As a representative of the opposition, Mamboundou was included on the joint majority-opposition commission on the reform of the electoral process, which began its work in May 2006 and included 12 representatives from the Presidential Majority and 12 from the opposition. In the December 2006 parliamentary election, Mamboundou was elected to the National Assembly as the UPG candidate in Ndendé constituency, located in the Dola Department of Ngounié Province. In the National Assembly, he became President of the UPG Parliamentary Group after the election. Under the Constitution he could not hold more than one elective office and therefore had to step down as Mayor of Ndendé in order to retain his seat in the National Assembly. Fidèle Mouloungui Moussavou, also from the UPG, was elected to succeed him as Mayor on 21 May 2007.

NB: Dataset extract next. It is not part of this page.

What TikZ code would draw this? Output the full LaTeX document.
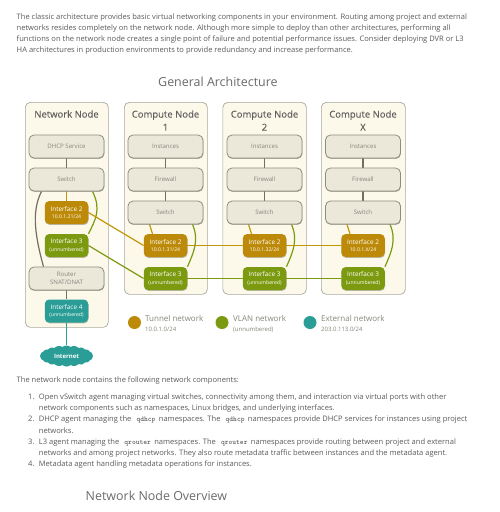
\documentclass[tikz,border=0pt]{standalone}
\usepackage{fontspec}
\setmainfont{Open Sans}
\usetikzlibrary{shapes.symbols,shadows}
\pgfdeclarelayer{panels}
\pgfdeclarelayer{edges}
\pgfsetlayers{panels,edges,main}
\definecolor{tunnel}{HTML}{BC8A08}
\definecolor{vlan}{HTML}{7C9A10}
\definecolor{extnet}{HTML}{2A9D96}
\definecolor{panelfill}{HTML}{FDF9EA}
\definecolor{panelline}{HTML}{A8A8A0}
\definecolor{boxfill}{HTML}{EBE8DA}
\definecolor{boxline}{HTML}{70705F}
\definecolor{bodytxt}{HTML}{5A5A5A}
\definecolor{lighttxt}{HTML}{86867C}
\tikzset{
  x=1pt,y=-1pt,
  panel/.style={draw=panelline,fill=panelfill,rounded corners=5pt,line width=.7pt,anchor=north west,inner sep=0pt},
  gbox/.style={draw=boxline!80,fill=boxfill,rounded corners=5pt,line width=.8pt,minimum width=75pt,minimum height=23pt,inner sep=0pt,align=center,text=lighttxt,font=\fontsize{6.1}{8.3}\selectfont,drop shadow={shadow xshift=.4pt,shadow yshift=-.9pt,opacity=.55,fill=boxline}},
  ifbox/.style={draw=none,fill=#1,rounded corners=4.5pt,minimum width=43.5pt,minimum height=23pt,inner sep=0pt,align=center,text=white,font=\fontsize{6.4}{7.3}\selectfont,drop shadow={shadow xshift=.3pt,shadow yshift=-.9pt,opacity=.45,fill=boxline}},
  para/.style={anchor=base west,inner sep=0pt,text=bodytxt,font=\fontsize{7.55}{9}\selectfont},
  ptitle/.style={anchor=center,inner sep=0pt,align=center,text=black!62,font=\fontsize{9.5}{13}\selectfont\addfontfeature{FakeBold=0.25}},
  heading/.style={anchor=base west,inner sep=0pt,text=black!58,font=\fontsize{12.45}{16}\selectfont},
  legt/.style={anchor=base west,inner sep=0pt,text=lighttxt,font=\fontsize{8}{9}\selectfont},
  legs/.style={anchor=base west,inner sep=0pt,text=lighttxt,font=\fontsize{6}{7}\selectfont},
  dot/.style={circle,fill=#1,draw=none,minimum size=13pt,inner sep=0pt},
  darkline/.style={draw=boxline,line width=1.2pt},
  tunline/.style={draw=tunnel!90!yellow,line width=1.2pt},
  vlanline/.style={draw=vlan,line width=1.2pt},
  extline/.style={draw=extnet,line width=1.2pt},
}
\newcommand{\smalltxt}{\fontsize{5.1}{6}\selectfont}
\newcommand{\cmd}[1]{\kern3.2pt{\fontsize{7.2}{9}\selectfont\ttfamily\bfseries #1}\kern3.4pt}
\begin{document}
\begin{tikzpicture}
\useasboundingbox (0,0) rectangle (500,512);
\begin{pgfonlayer}{panels}
\fill[white] (0,0) rectangle (500,512);
\node[panel,minimum width=83pt,minimum height=225pt] (pn) at (25,102) {};
\node[panel,minimum width=83pt,minimum height=192pt] (p1) at (124,102) {};
\node[panel,minimum width=83.5pt,minimum height=192pt] (p2) at (222.5,102) {};
\node[panel,minimum width=84pt,minimum height=192pt] (p3) at (321,102) {};
\end{pgfonlayer}
% intro
\node[para] (l1) at (16.5,19) {The classic architecture provides basic virtual networking components in your environment. Routing among project and external};
\node[para] (l2) at (16.5,30) {networks resides completely on the network node. Although more simple to deploy than other architectures, performing all};
\node[para] (l3) at (16.5,41.3) {functions on the network node creates a single point of failure and potential performance issues. Consider deploying DVR or L3};
\node[para] (l4) at (16.5,52.5) {HA architectures in production environments to provide redundancy and increase performance.};
\node[heading] (h1) at (158,86) {General Architecture};
\node[ptitle] (tn) at (66.5,114) {Network Node};
\node[ptitle] (t1) at (165.5,120.5) {Compute Node\\1};
\node[ptitle] (t2) at (264.5,120.5) {Compute Node\\2};
\node[ptitle] (t3) at (363,120.5) {Compute Node\\X};
% network node
\node[gbox] (dhcp) at (66.5,146.5) {DHCP Service};
\node[gbox] (nsw) at (66.5,179.5) {Switch};
\node[ifbox=tunnel] (ni2) at (66.5,212.5) {Interface 2\\{\smalltxt 10.0.1.21/24}};
\node[ifbox=vlan] (ni3) at (66.5,245.5) {Interface 3\\{\smalltxt (unnumbered)}};
\node[gbox] (rt) at (66.5,278.5) {Router\\SNAT/DNAT};
\node[ifbox=extnet] (ni4) at (66.5,311) {Interface 4\\{\smalltxt (unnumbered)}};
\node[cloud,cloud puffs=20,cloud puff arc=80,aspect=2.8,fill=extnet,draw=none,minimum width=53pt,minimum height=21pt,inner sep=0pt,text=white,font=\fontsize{6}{7}\selectfont\bfseries] (inet) at (66.5,356) {Internet};
% compute nodes
\foreach \n/\cx/\m in {a/165.5/31,b/264.5/32,c/363/X}{
  \node[gbox] (inst\n) at (\cx,146.5) {Instances};
  \node[gbox] (fw\n) at (\cx,179.5) {Firewall};
  \node[gbox] (sw\n) at (\cx,212.5) {Switch};
  \node[ifbox=tunnel] (if2\n) at (\cx,245.5) {Interface 2\\{\smalltxt 10.0.1.\m/24}};
  \node[ifbox=vlan] (if3\n) at (\cx,278.5) {Interface 3\\{\smalltxt (unnumbered)}};
}
% connectors
\begin{pgfonlayer}{edges}
\draw[darkline] (dhcp) -- (nsw);
\draw[tunline] (nsw) -- (ni2);
\draw[darkline] (rt) -- (ni4);
\draw[extline] (ni4) -- (inet);
\draw[darkline] ([xshift=-25pt]nsw.south) .. controls +(-9,18) and +(-10,-36) .. ([xshift=-23pt]rt.north);
\draw[vlanline] ([xshift=26pt]nsw.south) .. controls +(9,18) and +(7,-14) .. (ni3.north east);
\draw[tunline] (ni2.east) -- (if2a.west);
\draw[vlanline] (ni3.east) -- (if3a.west);
\draw[tunline] (if2a) -- (if2b);
\draw[tunline] (if2b) -- (if2c);
\draw[vlanline] (if3a) -- (if3b);
\draw[vlanline] (if3b) -- (if3c);
\foreach \n in {a,b,c}{
  \draw[darkline] (inst\n) -- (fw\n);
  \draw[darkline] (fw\n) -- (sw\n);
  \draw[tunline] ([xshift=-16pt]sw\n.south) -- ([xshift=-13pt]if2\n.north);
  \draw[vlanline] ([xshift=27pt]sw\n.south) .. controls +(7,16) and +(6,-14) .. (if3\n.north east);
}
\end{pgfonlayer}
% legend
\node[dot=tunnel] (d1) at (134.5,322.5) {};
\node[dot=vlan] (d2) at (222,322.5) {};
\node[dot=extnet] (d3) at (310,322.5) {};
\node[legt] (lt1) at (145,321.5) {Tunnel network};
\node[legs] (ls1) at (145,331) {10.0.1.0/24};
\node[legt] (lt2) at (233,321.5) {VLAN network};
\node[legs] (ls2) at (233,331) {(unnumbered)};
\node[legt] (lt3) at (321,321.5) {External network};
\node[legs] (ls3) at (321,331) {203.0.113.0/24};
% lower text
\node[para] (m0) at (16.5,382.5) {The network node contains the following network components:};
\node[para] (n1) at (28,399.5) {1.};
\node[para] (a1) at (38.7,399.5) {Open vSwitch agent managing virtual switches, connectivity among them, and interaction via virtual ports with other};
\node[para] (a2) at (38.7,410.7) {network components such as namespaces, Linux bridges, and underlying interfaces.};
\node[para] (n2) at (28,421.9) {2.};
\node[para] (b1) at (38.7,421.9) {DHCP agent managing the \cmd{qdhcp} namespaces. The \cmd{qdhcp} namespaces provide DHCP services for instances using project};
\node[para] (b2) at (38.7,433.1) {networks.};
\node[para] (n3) at (28,444.3) {3.};
\node[para] (c1) at (38.7,444.3) {L3 agent managing the \cmd{qrouter} namespaces. The \cmd{qrouter} namespaces provide routing between project and external};
\node[para] (c2) at (38.7,455.5) {networks and among project networks. They also route metadata traffic between instances and the metadata agent.};
\node[para] (n4) at (28,466.7) {4.};
\node[para] (d4) at (38.7,466.7) {Metadata agent handling metadata operations for instances.};
\node[heading] (h2) at (85.5,500) {Network Node Overview};
\end{tikzpicture}
\end{document}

On 19 July 2009, following President Bongo's death on 8 June, Mamboundou was designated as the candidate of the Alliance for Change and Restoration opposition coalition for the 30 August 2009 presidential election. Aside from the UPG, this coalition included the National Alliance of Builders (ANB), the Union for the New Republic (UPRN), the National Rally of Woodcutters (RNB), and the Gabonese Socialist Party (PSG). Mamboundou declared that "Gabon needs another new way to govern".

During the electoral campaign, Mamboundou said on 20 August 2009 that Gabon did not need a Senate and that he would seek the abolition of the Senate through referendum if he were elected.

Still leading the UPG, Mamboundou died suddenly on 15 October 2011.